The opposite is true for rail. Extra capacity on existing right-of-way (ROW) is usually significantly cheaper than the base cost. The more we use rail, with appropriate infrastructure investments, the cheaper and faster transportation by rail becomes. The annual maintenance budget for an expanded rail freight system will be significantly less than for trucking highways.

Building the subsidized Interstate Highway system reduced rail use and shoved railroads into the higher cost, lower volume end of the increasing efficiency with increasing volume curve of rail operations. The. market is now slowly moving back down this virtuous curve as rail expands. This paper advocates a significant push down the curve towards faster and cheaper rail service. Increasing the rail modal share of freight will also significantly reduce highway maintenance for even greater economic savings.
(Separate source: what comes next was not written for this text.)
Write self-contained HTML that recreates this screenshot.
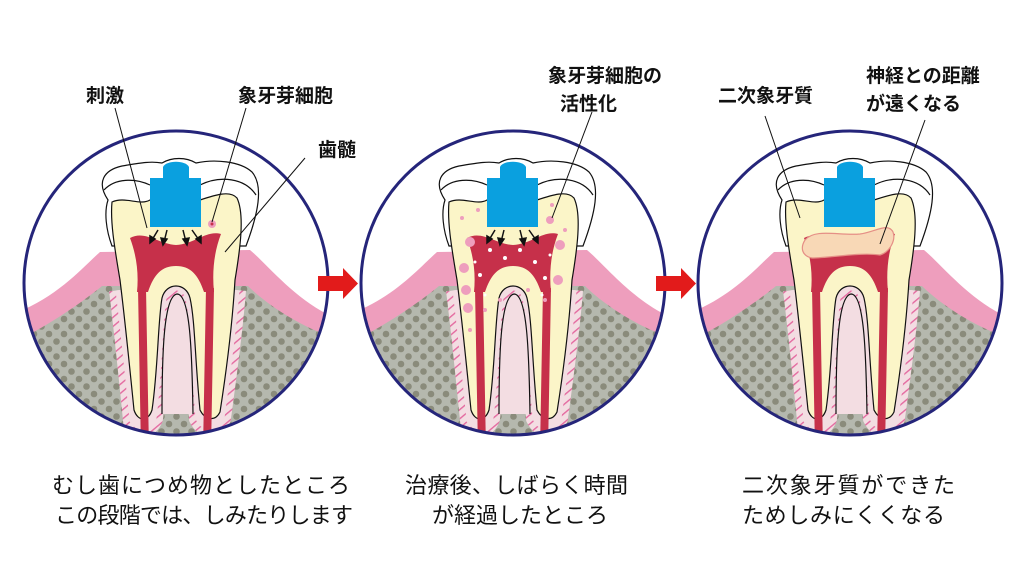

Roads have unrestricted access and need to be sized to meet peak demand. Roads also create their own demand over time, thus we simply cannot build “enough” roads, or buy enough oil to operate on them. Clearly, more roads are simply not the answer.

Trains are scheduled and routed and their demand can be managed with creative dispatching, adequate track capacity and state-of-the-art signaling. These strategies expand rail capacity very cost effectively, reduce transit times and lower unit costs. So greater use of electrified railroads is an essential part of the answer.

Much can be done in six years (see Appendix A), but the horizon I am proposing is twenty years, with some additional “in fill” work for another decade. However, oil emergencies can develop in a matter of days. Therefore, infrastructure investment in oil-free transportation should be “forward leaning” to ensure greater elasticity of transportation supply and rapid expansion in the event of an oil supply shock.